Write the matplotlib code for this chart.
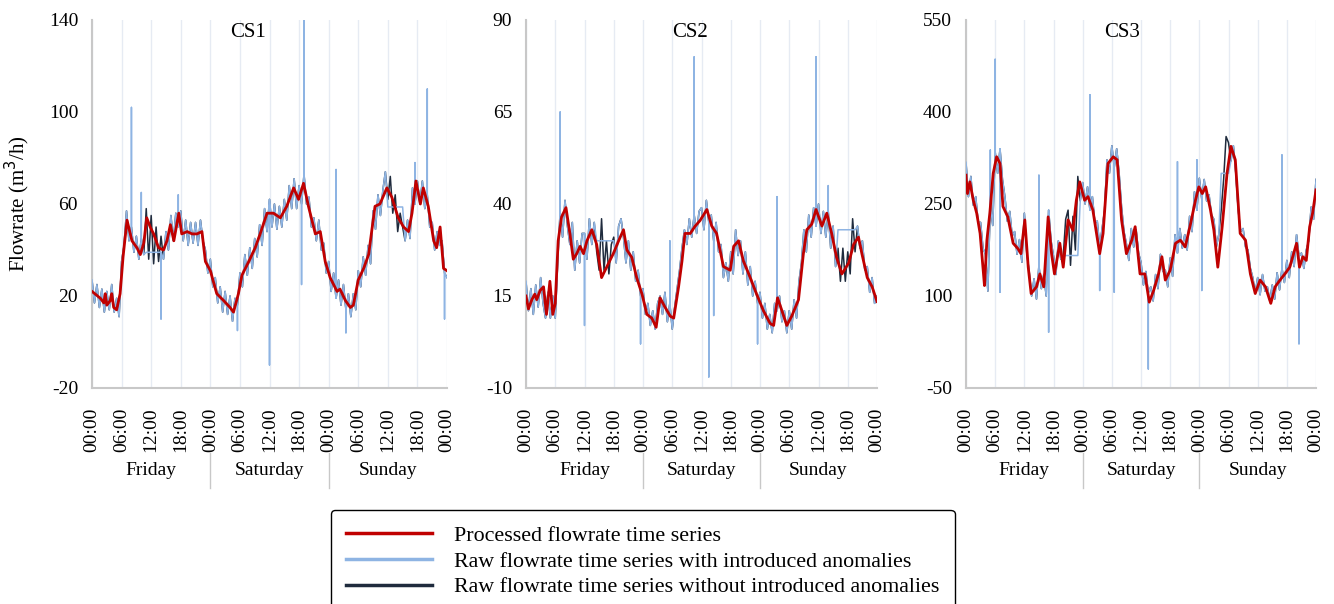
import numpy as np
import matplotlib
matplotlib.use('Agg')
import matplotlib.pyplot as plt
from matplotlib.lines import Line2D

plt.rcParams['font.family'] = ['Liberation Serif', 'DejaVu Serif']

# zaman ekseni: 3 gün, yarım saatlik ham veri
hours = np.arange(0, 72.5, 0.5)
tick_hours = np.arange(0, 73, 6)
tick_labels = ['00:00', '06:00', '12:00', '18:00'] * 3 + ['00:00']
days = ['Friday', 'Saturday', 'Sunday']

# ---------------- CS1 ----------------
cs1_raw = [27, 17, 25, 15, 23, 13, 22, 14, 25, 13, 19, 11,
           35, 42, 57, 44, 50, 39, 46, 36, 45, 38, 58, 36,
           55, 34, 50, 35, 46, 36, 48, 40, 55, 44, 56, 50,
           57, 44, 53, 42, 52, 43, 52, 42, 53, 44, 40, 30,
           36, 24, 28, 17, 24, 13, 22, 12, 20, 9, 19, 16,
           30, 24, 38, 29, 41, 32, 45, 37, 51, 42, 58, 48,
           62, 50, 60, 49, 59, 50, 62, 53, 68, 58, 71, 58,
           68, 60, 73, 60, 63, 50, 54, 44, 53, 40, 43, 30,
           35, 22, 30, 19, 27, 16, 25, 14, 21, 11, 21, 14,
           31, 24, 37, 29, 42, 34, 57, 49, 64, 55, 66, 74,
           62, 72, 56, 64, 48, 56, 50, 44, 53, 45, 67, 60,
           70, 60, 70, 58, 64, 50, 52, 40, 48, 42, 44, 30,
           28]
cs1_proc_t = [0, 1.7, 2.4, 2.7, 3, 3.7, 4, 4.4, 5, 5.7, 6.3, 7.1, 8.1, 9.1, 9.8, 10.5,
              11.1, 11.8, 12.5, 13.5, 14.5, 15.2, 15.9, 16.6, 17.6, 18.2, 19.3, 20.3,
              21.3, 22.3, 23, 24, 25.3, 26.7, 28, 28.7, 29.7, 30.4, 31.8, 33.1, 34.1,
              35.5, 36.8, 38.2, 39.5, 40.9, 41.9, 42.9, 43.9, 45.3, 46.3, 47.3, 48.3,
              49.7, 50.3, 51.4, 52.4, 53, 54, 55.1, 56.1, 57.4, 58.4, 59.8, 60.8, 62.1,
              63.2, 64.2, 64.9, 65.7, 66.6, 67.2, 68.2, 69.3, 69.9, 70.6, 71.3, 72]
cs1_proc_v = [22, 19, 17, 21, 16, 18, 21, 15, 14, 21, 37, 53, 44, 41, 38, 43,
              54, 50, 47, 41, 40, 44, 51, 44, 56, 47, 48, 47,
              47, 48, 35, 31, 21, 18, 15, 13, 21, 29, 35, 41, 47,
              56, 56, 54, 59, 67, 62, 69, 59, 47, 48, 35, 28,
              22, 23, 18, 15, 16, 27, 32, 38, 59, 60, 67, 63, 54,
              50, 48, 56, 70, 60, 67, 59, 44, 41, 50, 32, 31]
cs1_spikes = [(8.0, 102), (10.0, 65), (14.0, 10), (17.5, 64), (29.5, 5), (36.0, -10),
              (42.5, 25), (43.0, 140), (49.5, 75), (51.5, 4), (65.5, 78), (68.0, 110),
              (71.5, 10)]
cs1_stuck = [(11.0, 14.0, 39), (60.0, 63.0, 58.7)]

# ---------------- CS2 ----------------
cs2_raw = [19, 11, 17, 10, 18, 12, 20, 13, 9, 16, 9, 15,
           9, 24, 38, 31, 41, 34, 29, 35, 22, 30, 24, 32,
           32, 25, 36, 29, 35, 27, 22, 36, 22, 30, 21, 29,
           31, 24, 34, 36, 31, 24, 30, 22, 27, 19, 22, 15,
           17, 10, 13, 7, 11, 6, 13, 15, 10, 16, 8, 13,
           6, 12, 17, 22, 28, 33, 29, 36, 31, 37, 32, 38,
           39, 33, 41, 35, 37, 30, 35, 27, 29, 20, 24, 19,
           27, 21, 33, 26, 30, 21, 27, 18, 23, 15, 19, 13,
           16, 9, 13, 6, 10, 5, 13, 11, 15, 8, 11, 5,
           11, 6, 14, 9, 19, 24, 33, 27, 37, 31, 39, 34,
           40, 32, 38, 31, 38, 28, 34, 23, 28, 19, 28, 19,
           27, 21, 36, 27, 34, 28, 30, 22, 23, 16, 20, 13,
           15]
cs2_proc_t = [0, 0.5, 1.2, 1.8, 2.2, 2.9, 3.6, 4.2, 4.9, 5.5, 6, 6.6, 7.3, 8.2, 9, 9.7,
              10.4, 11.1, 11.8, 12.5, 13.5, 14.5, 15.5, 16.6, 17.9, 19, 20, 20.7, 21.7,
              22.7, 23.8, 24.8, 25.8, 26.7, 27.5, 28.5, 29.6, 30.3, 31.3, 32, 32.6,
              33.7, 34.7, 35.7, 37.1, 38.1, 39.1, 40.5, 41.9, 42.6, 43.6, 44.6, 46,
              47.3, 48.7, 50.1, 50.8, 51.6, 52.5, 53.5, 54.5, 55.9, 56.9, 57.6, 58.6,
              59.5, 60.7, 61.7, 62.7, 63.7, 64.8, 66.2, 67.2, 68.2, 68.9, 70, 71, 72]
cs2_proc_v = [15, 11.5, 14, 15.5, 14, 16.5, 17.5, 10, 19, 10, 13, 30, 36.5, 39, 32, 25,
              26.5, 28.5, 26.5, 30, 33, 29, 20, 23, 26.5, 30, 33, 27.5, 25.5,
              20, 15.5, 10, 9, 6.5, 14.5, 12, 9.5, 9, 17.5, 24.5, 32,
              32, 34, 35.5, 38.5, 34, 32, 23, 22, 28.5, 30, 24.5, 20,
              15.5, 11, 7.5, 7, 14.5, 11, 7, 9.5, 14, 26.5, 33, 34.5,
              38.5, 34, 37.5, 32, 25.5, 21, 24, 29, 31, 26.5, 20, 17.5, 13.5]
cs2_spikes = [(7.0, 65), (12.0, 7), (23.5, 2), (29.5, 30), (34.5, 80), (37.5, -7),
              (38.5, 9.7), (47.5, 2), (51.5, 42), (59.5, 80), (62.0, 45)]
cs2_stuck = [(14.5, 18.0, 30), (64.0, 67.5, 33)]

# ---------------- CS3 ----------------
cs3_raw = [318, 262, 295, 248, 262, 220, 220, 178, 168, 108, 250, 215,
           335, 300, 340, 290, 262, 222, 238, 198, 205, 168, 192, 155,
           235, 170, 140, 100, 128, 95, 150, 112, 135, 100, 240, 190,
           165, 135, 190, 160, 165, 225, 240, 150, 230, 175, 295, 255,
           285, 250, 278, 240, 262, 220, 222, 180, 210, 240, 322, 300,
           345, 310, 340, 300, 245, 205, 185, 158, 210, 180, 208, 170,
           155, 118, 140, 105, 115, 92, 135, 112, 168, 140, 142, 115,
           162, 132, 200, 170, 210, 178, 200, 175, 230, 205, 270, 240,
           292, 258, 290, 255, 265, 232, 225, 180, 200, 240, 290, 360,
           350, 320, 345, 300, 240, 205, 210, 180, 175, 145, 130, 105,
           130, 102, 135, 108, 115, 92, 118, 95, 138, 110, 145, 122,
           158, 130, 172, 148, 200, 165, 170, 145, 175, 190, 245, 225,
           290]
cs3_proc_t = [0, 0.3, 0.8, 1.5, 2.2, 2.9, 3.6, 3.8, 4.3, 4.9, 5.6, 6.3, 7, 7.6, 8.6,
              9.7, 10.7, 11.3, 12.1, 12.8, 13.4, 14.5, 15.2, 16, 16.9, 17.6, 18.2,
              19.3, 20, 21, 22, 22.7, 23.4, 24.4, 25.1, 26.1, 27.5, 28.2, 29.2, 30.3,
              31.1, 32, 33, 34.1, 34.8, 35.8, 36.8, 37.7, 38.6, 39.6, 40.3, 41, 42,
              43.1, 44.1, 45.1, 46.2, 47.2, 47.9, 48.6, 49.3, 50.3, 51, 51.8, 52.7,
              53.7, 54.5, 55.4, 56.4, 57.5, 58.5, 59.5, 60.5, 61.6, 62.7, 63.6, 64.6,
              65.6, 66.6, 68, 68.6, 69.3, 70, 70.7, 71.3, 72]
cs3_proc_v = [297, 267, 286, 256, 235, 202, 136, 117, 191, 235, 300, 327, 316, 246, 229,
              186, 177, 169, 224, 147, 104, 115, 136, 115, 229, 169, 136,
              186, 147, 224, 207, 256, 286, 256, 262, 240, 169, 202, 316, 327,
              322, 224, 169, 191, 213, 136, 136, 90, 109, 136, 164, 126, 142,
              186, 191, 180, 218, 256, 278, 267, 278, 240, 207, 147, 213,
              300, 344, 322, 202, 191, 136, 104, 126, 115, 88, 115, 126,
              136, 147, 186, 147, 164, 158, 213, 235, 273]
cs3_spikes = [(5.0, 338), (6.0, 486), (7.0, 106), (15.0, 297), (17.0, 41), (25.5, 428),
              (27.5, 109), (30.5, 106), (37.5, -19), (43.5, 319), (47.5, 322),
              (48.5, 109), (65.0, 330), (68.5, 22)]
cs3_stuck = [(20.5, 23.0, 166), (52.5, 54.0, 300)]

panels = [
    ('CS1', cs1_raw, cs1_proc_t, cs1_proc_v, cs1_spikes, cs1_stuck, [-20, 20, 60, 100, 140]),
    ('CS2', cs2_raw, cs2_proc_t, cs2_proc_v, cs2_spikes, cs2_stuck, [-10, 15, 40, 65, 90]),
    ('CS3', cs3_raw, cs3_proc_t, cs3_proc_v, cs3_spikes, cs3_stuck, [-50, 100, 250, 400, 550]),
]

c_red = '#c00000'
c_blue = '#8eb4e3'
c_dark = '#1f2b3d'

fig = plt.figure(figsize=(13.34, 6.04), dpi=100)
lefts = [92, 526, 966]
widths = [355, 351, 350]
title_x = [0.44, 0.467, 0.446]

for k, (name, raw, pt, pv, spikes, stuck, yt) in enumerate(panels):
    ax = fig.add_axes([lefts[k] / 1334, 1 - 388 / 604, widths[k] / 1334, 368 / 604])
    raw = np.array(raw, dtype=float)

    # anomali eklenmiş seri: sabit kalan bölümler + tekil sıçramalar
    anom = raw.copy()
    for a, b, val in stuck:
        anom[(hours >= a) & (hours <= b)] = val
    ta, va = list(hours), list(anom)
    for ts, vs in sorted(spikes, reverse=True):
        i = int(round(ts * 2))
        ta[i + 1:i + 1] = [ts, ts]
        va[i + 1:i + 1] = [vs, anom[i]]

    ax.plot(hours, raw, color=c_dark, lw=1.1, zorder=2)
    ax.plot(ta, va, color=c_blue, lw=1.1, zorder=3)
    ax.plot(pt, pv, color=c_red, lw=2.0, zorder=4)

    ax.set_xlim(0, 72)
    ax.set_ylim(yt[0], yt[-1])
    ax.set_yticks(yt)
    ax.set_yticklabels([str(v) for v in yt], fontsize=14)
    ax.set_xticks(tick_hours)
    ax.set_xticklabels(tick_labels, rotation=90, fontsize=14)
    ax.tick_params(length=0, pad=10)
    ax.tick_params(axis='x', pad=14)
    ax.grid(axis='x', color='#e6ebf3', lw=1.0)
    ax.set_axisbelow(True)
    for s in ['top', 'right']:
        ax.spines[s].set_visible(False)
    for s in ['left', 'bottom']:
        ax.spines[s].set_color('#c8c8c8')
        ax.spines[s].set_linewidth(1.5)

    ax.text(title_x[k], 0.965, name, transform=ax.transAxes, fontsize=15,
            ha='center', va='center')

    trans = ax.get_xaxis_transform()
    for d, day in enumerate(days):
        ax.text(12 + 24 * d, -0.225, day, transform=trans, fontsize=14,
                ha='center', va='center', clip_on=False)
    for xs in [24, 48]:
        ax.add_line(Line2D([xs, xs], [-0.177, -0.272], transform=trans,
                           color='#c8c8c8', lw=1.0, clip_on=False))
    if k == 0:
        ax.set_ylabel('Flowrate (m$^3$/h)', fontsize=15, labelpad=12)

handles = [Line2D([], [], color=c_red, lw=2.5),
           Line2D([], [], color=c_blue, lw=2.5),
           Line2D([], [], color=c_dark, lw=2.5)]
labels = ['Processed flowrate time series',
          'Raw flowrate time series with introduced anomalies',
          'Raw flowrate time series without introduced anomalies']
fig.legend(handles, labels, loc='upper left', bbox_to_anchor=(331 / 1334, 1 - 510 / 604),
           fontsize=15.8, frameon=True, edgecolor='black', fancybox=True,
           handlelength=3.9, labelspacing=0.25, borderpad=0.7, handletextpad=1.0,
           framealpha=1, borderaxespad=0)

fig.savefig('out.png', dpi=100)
☆ ☆ ☆ ☆ ☆
_PROBLEM DETAILS:_
Up to and including the line with "days = ['Friday', 'Saturday', 'Sunday']", copy the data above from its first line. Skip pictures.

_WRITTEN SOLUTION:_
Write the matplotlib code for this chart.
import numpy as np
import matplotlib
matplotlib.use('Agg')
import matplotlib.pyplot as plt
from matplotlib.lines import Line2D

plt.rcParams['font.family'] = ['Liberation Serif', 'DejaVu Serif']

# zaman ekseni: 3 gün, yarım saatlik ham veri
hours = np.arange(0, 72.5, 0.5)
tick_hours = np.arange(0, 73, 6)
tick_labels = ['00:00', '06:00', '12:00', '18:00'] * 3 + ['00:00']
days = ['Friday', 'Saturday', 'Sunday']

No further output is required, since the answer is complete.